Uno de mis grandes amores literarios es Rosaura a las diez, la justamente célebre novela con la que el entonces ignoto Marco Denevi (13 de mayo de 1920* - 12 de diciembre de 1998) ganó, en 1955, el Premio Kraft para la Novela Argentina.
Concursos son concursos, y, en rigor, lo insólito no es ganar un concurso sino no haber ganado nunca un concurso. Pero, dentro de dos años, Rosaura cumplirá seis décadas de vida, y su lectura -que suelo repetir cada tanto- me resulta siempre fascinante.

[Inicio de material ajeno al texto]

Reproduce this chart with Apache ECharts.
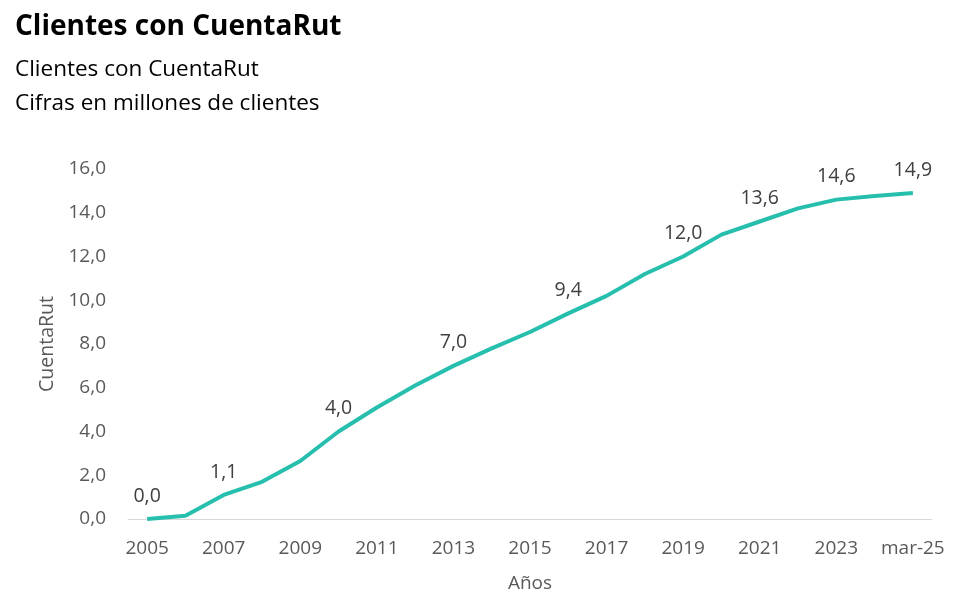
<!DOCTYPE html>
<html>
<head>
<meta charset="utf-8">
<script src="https://cdn.jsdelivr.net/npm/echarts@6/dist/echarts.min.js"></script>
<style>html,body{margin:0;padding:0;background:#fff;}#c{width:967px;height:603px;}</style>
</head>
<body>
<div id="c"></div>
<script>
const categories = ['2005','2006','2007','2008','2009','2010','2011','2012','2013','2014','2015','2016','2017','2018','2019','2020','2021','2022','2023','2024','mar-25'];
const values = [0.0,0.15,1.1,1.7,2.65,4.0,5.1,6.1,7.0,7.8,8.55,9.4,10.2,11.2,12.0,13.0,13.6,14.2,14.6,14.77,14.9];
const labeledCategories = ['2005','2007','2010','2013','2016','2019','2021','2023','mar-25'];
const yTicks = [0,2,4,6,8,10,12,14,16];

const FONT = '"Open Sans", sans-serif';
const chart = echarts.init(document.getElementById('c'));
chart.setOption({
  animation: false,
  title: [
    { text: 'Clientes con CuentaRut', left: 10, top: 8, textStyle: { fontFamily: FONT, fontSize: 28, fontWeight: 'bold', color: '#000' } },
    { text: 'Clientes con CuentaRut', left: 10, top: 53, textStyle: { fontFamily: FONT, fontSize: 22.5, fontWeight: 'normal', color: '#000' } },
    { text: 'Cifras en millones de clientes', left: 10, top: 87, textStyle: { fontFamily: FONT, fontSize: 22.5, fontWeight: 'normal', color: '#000' } }
  ],
  grid: { left: 128, right: 35, top: 169, bottom: 84 },
  xAxis: {
    type: 'category',
    data: categories,
    boundaryGap: true,
    name: 'Años',
    nameLocation: 'middle',
    nameGap: 55,
    nameTextStyle: { fontFamily: FONT, fontSize: 19, color: '#595959' },
    axisLine: { lineStyle: { color: '#d9d9d9', width: 1 } },
    axisTick: { show: false },
    axisLabel: { interval: 1, fontFamily: FONT, fontSize: 19, color: '#595959', margin: 20 }
  },
  yAxis: {
    type: 'value',
    min: yTicks[0],
    max: yTicks[yTicks.length - 1],
    interval: 2,
    name: 'CuentaRut',
    nameLocation: 'middle',
    nameGap: 70,
    nameRotate: 90,
    nameTextStyle: { fontFamily: FONT, fontSize: 19.5, color: '#595959' },
    axisLine: { show: false },
    axisTick: { show: false },
    splitLine: { show: false },
    axisLabel: { fontFamily: FONT, fontSize: 19, color: '#595959', margin: 22, formatter: v => v.toFixed(1).replace('.', ',') }
  },
  series: [{
    type: 'line',
    data: values,
    symbol: 'circle',
    symbolSize: 2,
    showSymbol: true,
    showAllSymbol: true,
    itemStyle: { color: 'rgba(0,0,0,0)' },
    lineStyle: { color: '#26bfae', width: 4 },
    label: {
      show: true,
      position: 'top',
      distance: 12,
      fontFamily: FONT,
      fontSize: 19.5,
      color: '#404040',
      formatter: p => labeledCategories.includes(p.name) ? p.value.toFixed(1).replace('.', ',') : ''
    }
  }]
});
</script>
</body>
</html>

Antes de cumplir los treinta años, tuve la fortuna de que mi segundo libro de cuentos, Imperios y servidumbres (1972), fuera publicado en Barcelona por la Editorial Seix Barral. En realidad, en aquella época yo no sabía bien qué se debía hacer después de publicar un libro. Cierta conjunción de retraimiento y de desdén me condujo a no hacer nada, a -simplemente- esperar los acontecimientos, sin tener la menor idea, por otra parte, sobre qué acontecimientos podrían ser aquéllos.
No sé cómo, en 1975, me atreví a enviar por correo un ejemplar del libro, con una timidísima dedicatoria, a mi admirado Marco Denevi. No muchos días más tarde recibí una carta hermosa -ésta es la palabra adecuada- en la que el maestro me transmitía su opinión sobre mis cuentos.
Y, como una carta suele traer otra, y ésta una tercera, y así sucesivamente, llegó el día en que Denevi -con el que jamás hablé por teléfono: sólo nos comunicábamos por carta- me invitaba a tomar un café en la desaparecida confitería Saint James, que quedaba en la esquina de Córdoba y Maipú.
Allí estaba yo, mesa por medio, con ese hombre de aspecto muy atildado, de traje tradicional, de camisa y corbata. Ese hombre canoso, de estatura más bien escasa, de ojos algo hundidos y de preclara inteligencia, se hallaba sentado frente a mí. Él tenía cincuenta y cinco años; yo, veintidós menos.